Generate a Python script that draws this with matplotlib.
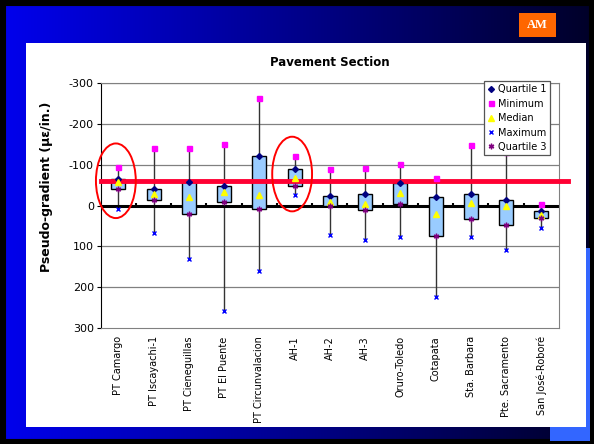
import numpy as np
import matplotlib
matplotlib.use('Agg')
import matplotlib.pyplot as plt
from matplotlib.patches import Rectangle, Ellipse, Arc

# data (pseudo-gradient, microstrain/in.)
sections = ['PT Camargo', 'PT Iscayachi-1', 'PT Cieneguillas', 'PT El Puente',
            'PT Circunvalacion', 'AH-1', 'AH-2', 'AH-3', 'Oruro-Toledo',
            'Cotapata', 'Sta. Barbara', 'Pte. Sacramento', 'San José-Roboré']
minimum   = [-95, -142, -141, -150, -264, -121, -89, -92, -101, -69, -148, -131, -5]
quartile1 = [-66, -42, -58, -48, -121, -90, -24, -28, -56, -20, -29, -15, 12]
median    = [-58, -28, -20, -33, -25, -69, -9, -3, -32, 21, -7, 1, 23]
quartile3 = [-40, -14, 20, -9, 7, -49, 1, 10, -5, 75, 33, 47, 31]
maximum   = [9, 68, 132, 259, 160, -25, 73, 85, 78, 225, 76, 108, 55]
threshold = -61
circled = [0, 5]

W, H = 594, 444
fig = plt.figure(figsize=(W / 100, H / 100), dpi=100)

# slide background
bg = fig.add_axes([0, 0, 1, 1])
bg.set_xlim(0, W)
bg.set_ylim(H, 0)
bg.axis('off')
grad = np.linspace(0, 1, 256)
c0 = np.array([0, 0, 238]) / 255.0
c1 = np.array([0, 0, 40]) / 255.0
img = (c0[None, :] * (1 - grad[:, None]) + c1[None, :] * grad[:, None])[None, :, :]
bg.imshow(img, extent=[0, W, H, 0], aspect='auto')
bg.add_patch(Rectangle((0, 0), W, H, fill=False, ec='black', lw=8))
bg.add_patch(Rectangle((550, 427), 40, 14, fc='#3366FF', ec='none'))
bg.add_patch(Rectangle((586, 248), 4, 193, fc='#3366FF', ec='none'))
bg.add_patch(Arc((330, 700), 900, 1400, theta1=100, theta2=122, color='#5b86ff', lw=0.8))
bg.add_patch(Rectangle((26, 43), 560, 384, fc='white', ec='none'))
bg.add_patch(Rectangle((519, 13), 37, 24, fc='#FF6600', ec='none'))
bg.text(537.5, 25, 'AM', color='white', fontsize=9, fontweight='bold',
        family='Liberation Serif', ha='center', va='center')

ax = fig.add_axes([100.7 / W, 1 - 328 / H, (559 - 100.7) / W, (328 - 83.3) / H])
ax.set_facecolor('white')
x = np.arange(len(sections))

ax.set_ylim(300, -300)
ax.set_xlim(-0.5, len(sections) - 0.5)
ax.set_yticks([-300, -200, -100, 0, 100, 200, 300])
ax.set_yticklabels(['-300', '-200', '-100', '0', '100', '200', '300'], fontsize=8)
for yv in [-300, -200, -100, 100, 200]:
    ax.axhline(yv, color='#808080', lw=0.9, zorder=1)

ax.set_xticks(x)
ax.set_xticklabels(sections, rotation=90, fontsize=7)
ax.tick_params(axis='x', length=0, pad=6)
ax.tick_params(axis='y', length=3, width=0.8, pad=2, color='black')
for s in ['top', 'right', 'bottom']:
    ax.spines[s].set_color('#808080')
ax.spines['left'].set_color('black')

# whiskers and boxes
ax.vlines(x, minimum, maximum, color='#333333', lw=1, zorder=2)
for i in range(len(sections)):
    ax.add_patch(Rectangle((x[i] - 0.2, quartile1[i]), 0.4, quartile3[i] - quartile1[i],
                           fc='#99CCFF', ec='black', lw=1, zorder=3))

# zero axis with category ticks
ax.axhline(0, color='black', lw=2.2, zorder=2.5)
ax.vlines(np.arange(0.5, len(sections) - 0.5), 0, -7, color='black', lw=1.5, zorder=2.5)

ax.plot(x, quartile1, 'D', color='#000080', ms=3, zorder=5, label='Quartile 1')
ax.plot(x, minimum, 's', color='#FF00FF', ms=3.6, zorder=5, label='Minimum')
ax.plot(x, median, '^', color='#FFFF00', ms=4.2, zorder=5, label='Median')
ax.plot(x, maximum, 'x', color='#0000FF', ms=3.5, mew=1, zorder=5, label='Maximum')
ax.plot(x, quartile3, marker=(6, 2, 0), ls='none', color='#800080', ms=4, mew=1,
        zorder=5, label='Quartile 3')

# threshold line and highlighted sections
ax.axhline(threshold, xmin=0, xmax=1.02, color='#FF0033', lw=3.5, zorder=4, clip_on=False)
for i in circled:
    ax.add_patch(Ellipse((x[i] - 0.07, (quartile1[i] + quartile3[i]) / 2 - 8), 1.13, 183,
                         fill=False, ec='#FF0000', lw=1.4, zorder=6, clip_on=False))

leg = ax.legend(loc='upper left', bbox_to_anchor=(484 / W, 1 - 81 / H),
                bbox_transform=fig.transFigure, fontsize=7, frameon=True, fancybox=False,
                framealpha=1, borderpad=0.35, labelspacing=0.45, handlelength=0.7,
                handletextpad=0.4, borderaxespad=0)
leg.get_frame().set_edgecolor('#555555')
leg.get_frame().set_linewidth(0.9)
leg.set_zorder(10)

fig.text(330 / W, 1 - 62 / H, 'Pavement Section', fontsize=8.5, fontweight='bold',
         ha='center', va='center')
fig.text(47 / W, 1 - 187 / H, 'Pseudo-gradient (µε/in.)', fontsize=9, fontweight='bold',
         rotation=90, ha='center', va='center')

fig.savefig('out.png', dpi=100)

********************

Please take the lines from the beginning of the data above through the line holding "fig = plt.figure(figsize=(W" and transcribe them exactly, without any pictures.

Result of the exercise:
Generate a Python script that draws this with matplotlib.
import numpy as np
import matplotlib
matplotlib.use('Agg')
import matplotlib.pyplot as plt
from matplotlib.patches import Rectangle, Ellipse, Arc

# data (pseudo-gradient, microstrain/in.)
sections = ['PT Camargo', 'PT Iscayachi-1', 'PT Cieneguillas', 'PT El Puente',
            'PT Circunvalacion', 'AH-1', 'AH-2', 'AH-3', 'Oruro-Toledo',
            'Cotapata', 'Sta. Barbara', 'Pte. Sacramento', 'San José-Roboré']
minimum   = [-95, -142, -141, -150, -264, -121, -89, -92, -101, -69, -148, -131, -5]
quartile1 = [-66, -42, -58, -48, -121, -90, -24, -28, -56, -20, -29, -15, 12]
median    = [-58, -28, -20, -33, -25, -69, -9, -3, -32, 21, -7, 1, 23]
quartile3 = [-40, -14, 20, -9, 7, -49, 1, 10, -5, 75, 33, 47, 31]
maximum   = [9, 68, 132, 259, 160, -25, 73, 85, 78, 225, 76, 108, 55]
threshold = -61
circled = [0, 5]

W, H = 594, 444
fig = plt.figure(figsize=(W / 100, H / 100), dpi=100)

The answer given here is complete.